Anne-babaların, eğitimcilerin ve toplumun eğitim ve öğretimden beklediği sınava odaklı başarıdır. Bu yüzden var gücümüzle çocuğunuzun/öğrencimizin sınavlarda başarılı olmasını, emsallerine fark atmasını ve Türkiye derecesi yapmasını beklemektir. Bunun için okul derslerinin yanında her türlü ilave ders aldırma yoluna gidiyoruz. Sosyal hayattan çocuğu koparıyoruz, varsa-yoksa ders diyoruz. Her türlü imkanı sunduğumuz çocuğumuz için tabir yerindeyse saçımızı süpürge ediyoruz. Bu esnada ders çalışmanın dışında çocuğumuza hiçbir sorumluluk vermiyoruz. Bu durum ve bakış açısı şu ya da bu şekilde hepimizde var. Tüm yaptığımız çocuğumuzu hayattan kopararak kariyer yapmasını sağlamaktır. Beklenti bu şekilde. Hiçbirimiz çocuklarımızı hayata hazırlamıyoruz, mutlu olmanın yollarını öğretmiyoruz, azla yetinmeyi, aza kanaat etmeyi göstermiyoruz. Hayatın acı yönleri ile karşılaştırarak pişmesini istemiyoruz. Halbuki tabiatta her şey zıddıyla kaimdir. Acı olmadan, acıyı tanımadan tatlıyı bilemeyiz.

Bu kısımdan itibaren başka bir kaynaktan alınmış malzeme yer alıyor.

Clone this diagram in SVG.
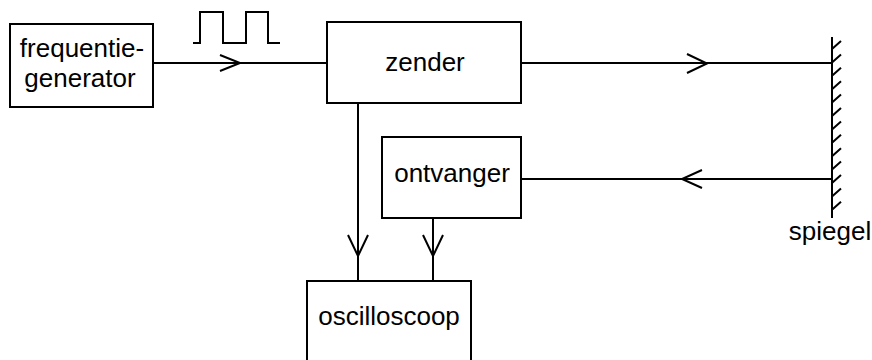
<svg xmlns="http://www.w3.org/2000/svg" width="872" height="360" viewBox="0 0 872 360">
<style>
.box{fill:#fff;stroke:#000;stroke-width:2}
.ln{fill:none;stroke:#000;stroke-width:2}
.ar{fill:none;stroke:#000;stroke-width:2;stroke-linejoin:miter}
text{font-family:"Liberation Sans",Arial,sans-serif;font-size:26px;fill:#000;text-anchor:middle}
</style>
<rect width="872" height="360" fill="#fff"/>
<g id="connectors">
<path class="ln" d="M153,63 H327"/>
<path class="ar" d="M220,55 L240,63 L220,71"/>
<path class="ln" d="M193,43 H200 V12 H223 V43 H246 V12 H268 V43 H280"/>
<path class="ln" d="M521,63 H832"/>
<path class="ar" d="M687,54 L707,63.5 L687,73"/>
<path class="ln" d="M832,179 H521"/>
<path class="ar" d="M702,170 L682,179 L702,188"/>
<path class="ln" d="M358,103 V281"/>
<path class="ar" d="M348,235 L358,256 L368,235"/>
<path class="ln" d="M433,218 V281"/>
<path class="ar" d="M423,235 L433,256 L443,235"/>
</g>
<g id="spiegel">
<path class="ln" d="M832,37 V218"/>
<path class="ln" d="M832,49 l9,-8 M832,62.4 l9,-8 M832,75.8 l9,-8 M832,89.2 l9,-8 M832,102.6 l9,-8 M832,116 l9,-8 M832,129.4 l9,-8 M832,142.8 l9,-8 M832,156.2 l9,-8 M832,169.6 l9,-8 M832,183 l9,-8 M832,196.4 l9,-8 M832,209.8 l9,-8"/>
<text x="830" y="240">spiegel</text>
</g>
<g id="frequentiegenerator">
<rect class="box" x="10" y="24" width="143" height="83"/>
<text x="82" y="57">frequentie-</text>
<text x="80" y="87">generator</text>
</g>
<g id="zender">
<rect class="box" x="327" y="22" width="194" height="81"/>
<text x="425" y="71">zender</text>
</g>
<g id="ontvanger">
<rect class="box" x="382" y="137" width="139" height="81"/>
<text x="452" y="182">ontvanger</text>
</g>
<g id="oscilloscoop">
<rect class="box" x="307" y="281" width="164" height="90"/>
<text x="389" y="325">oscilloscoop</text>
</g>
</svg>
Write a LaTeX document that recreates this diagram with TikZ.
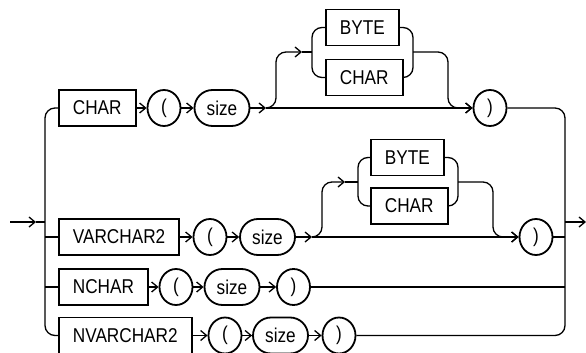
\documentclass[tikz,border=0pt]{standalone}
\usepackage{fontspec}
\setmainfont{Liberation Sans}[FakeStretch=0.86]
\usepackage{tikz}
\usetikzlibrary{positioning,arrows.meta,shapes.geometric}

\begin{document}
\begin{tikzpicture}[x=1pt, y=-1pt,
    >={Straight Barb[length=6pt,width=10pt]},
    rail/.style={line width=1.3pt},
    kw/.style={draw, line width=1.8pt, minimum height=36pt, inner xsep=14pt, inner ysep=0pt, font=\fontsize{20}{21}\selectfont},
    var/.style={draw, line width=1.8pt, rounded corners=18pt, minimum width=55pt, minimum height=36pt, inner sep=0pt, font=\fontsize{20}{21}\selectfont},
    sym/.style={draw, ellipse, line width=1.8pt, minimum width=33pt, minimum height=36pt, inner sep=0pt, font=\fontsize{20}{21}\selectfont}]
  \useasboundingbox (0,0) rectangle (586,353);

  % Row CHAR
  \node[kw, anchor=west] (chr1) at (58,108) {CHAR};
  \node[sym] (lp1) at (164,108) {(};
  \node[var] (sz1) at (222,108) {size};
  \node[sym] (rp1) at (490,108) {)};
  \node[kw, anchor=west] (byte1) at (325,27.5) {BYTE};
  \node[kw, anchor=west] (chrb1) at (325,77.5) {CHAR};
  \coordinate (j1) at (266,108);
  \coordinate (g1in) at (302,52);
  \coordinate (bl1) at (312,52);
  \coordinate (br1) at (413,52);

  % Row VARCHAR2
  \node[kw, anchor=west] (vc2) at (58,237) {VARCHAR2};
  \node[sym] (lp2) at (210,237) {(};
  \node[var] (sz2) at (267.5,237) {size};
  \node[sym] (rp2) at (536,237) {)};
  \node[kw, anchor=west] (byte2) at (370,157.5) {BYTE};
  \node[kw, anchor=west] (chrb2) at (370,206) {CHAR};
  \coordinate (j2) at (312,237);
  \coordinate (g2in) at (345,182);
  \coordinate (bl2) at (358,182);
  \coordinate (br2) at (458,182);

  % Row NCHAR
  \node[kw, anchor=west] (nc3) at (58,287) {NCHAR};
  \node[sym] (lp3) at (176,287) {(};
  \node[var] (sz3) at (232,287) {size};
  \node[sym] (rp3) at (293.5,287) {)};

  % Row NVARCHAR2
  \node[kw, anchor=west] (nvc4) at (58,335.5) {NVARCHAR2};
  \node[sym] (lp4) at (225,335.5) {(};
  \node[var] (sz4) at (280.5,335.5) {size};
  \node[sym] (rp4) at (339,335.5) {)};

  % entry and exit rails
  \coordinate (in) at (10,222);
  \coordinate (inarr) at (36,222);
  \coordinate (lv) at (45,222);
  \coordinate (rv) at (565,222);
  \coordinate (out) at (586,222);
  \draw[rail, ->] (in) -- (inarr);
  \draw[rail] (inarr) -- (lv);
  \draw[rail, rounded corners=10pt] (chr1.west) -| (lv) |- (nvc4.west);
  \draw[rail] (vc2.west) -- (vc2.west -| lv);
  \draw[rail] (nc3.west) -- (nc3.west -| lv);
  \draw[rail, rounded corners=10pt] (rp1.east) -| (rv) |- (rp4.east);
  \draw[rail] (rp2.east) -- (rp2.east -| rv);
  \draw[rail] (rp3.east) -- (rp3.east -| rv);
  \draw[rail, ->] (rv) -- (out);

  % CHAR sequence
  \draw[rail, ->] (chr1) -- (lp1);
  \draw[rail, ->] (lp1) -- (sz1);
  \draw[rail, ->] (sz1) -- (j1);
  \draw[rail, ->] (j1) -- (rp1);
  \draw[rail, ->, rounded corners=10pt] (j1) -- ++(10,0) |- (g1in);
  \draw[rail] (g1in) -- (bl1);
  \draw[rail, rounded corners=10pt] (byte1.west) -| (bl1) |- (chrb1.west);
  \draw[rail, rounded corners=10pt] (byte1.east) -| (br1) |- (chrb1.east);
  \draw[rail, ->, rounded corners=10pt] (br1) -- (448,52) |- (rp1.west);

  % VARCHAR2 sequence
  \draw[rail, ->] (vc2) -- (lp2);
  \draw[rail, ->] (lp2) -- (sz2);
  \draw[rail, ->] (sz2) -- (j2);
  \draw[rail, ->] (j2) -- (rp2);
  \draw[rail, ->, rounded corners=10pt] (j2) -- ++(10,0) |- (g2in);
  \draw[rail] (g2in) -- (bl2);
  \draw[rail, rounded corners=10pt] (byte2.west) -| (bl2) |- (chrb2.west);
  \draw[rail, rounded corners=10pt] (byte2.east) -| (br2) |- (chrb2.east);
  \draw[rail, ->, rounded corners=10pt] (br2) -- (493,182) |- (rp2.west);

  % NCHAR and NVARCHAR2 sequences
  \draw[rail, ->] (nc3) -- (lp3);
  \draw[rail, ->] (lp3) -- (sz3);
  \draw[rail, ->] (sz3) -- (rp3);
  \draw[rail, ->] (nvc4) -- (lp4);
  \draw[rail, ->] (lp4) -- (sz4);
  \draw[rail, ->] (sz4) -- (rp4);
\end{tikzpicture}
\end{document}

Eğitim ve öğretim boyunca hep başarılı olan insanların çoğunun mutlu olmadıkları bilinmektedir. Nasıl ki para tek başına mutluluk getirmezse, tek başına kariyer de insana mutluluk getirmiyor. Araştırma şirketi Gallup'un araştırmasına göre bu ülke insanı mutsuzlukta dünyanın üçüncü ülkesi imiş. İşte hali pürmelalimiz bu. Varın gerisini siz düşünün. Fazla bir şey söylemeden kariyer yapmış, mesleğinin zirvesine çıkmış birisinin anlattıklarını değerli eğitimci Selçuk Karaman'ın kaleminden okuyalım:

"Hep başarı odaklı idim. Bu durum beni her zaman hırslandırıyordu. Daima ilk sıralarda olmak, arkadaşların bana gıpta ile bakması, kızların benimle daha çok konuşmak istemesi hoşuma gidiyordu ve bu yüzden günde 5-6 saat uyuyor geri kalan zamanımda hep ders çalışıyordum.

Sonunda ÖYS'de (geçen yıl ki adıyla LYS) Türkiye'de ilk 500'e girip Hacettepe Üniversitesi Tıp Fakültesini kazandım, bitirdim ve Amerika'da uzmanlığımı pekiştirerek ülkeme döndüm.

Artık hedeflediğim tüm başarılara ulaşmıştım. Kariyer vardı, şöhret vardı, istemediğim kadar param vardı ama bir şeyim eksikti, mutlu değildim.

İçimdeki boşluğu ders, hırs, para, başarı ve şöhretle doldurmuş, mutluluğa yer kalmamıştı. O da istenmediği yerde durmamış  koyup gitmişti

Şu anki aklım olsa idi zamanımı mutluluğa ayırır geri kalan zamanımda ders çalışır, hangi meslek nasipse onu olurdum.

Ailem, öğretmenlerim bana başarıyı öğretmiş ama mutlu olmayı  öğretmeyi unutmuşlardı.

Parası, ünü, şöhreti  ve başarısı olan bir hekim, asgari ücretli ve 5 çocuklu mutlu bir aileye özenir mi?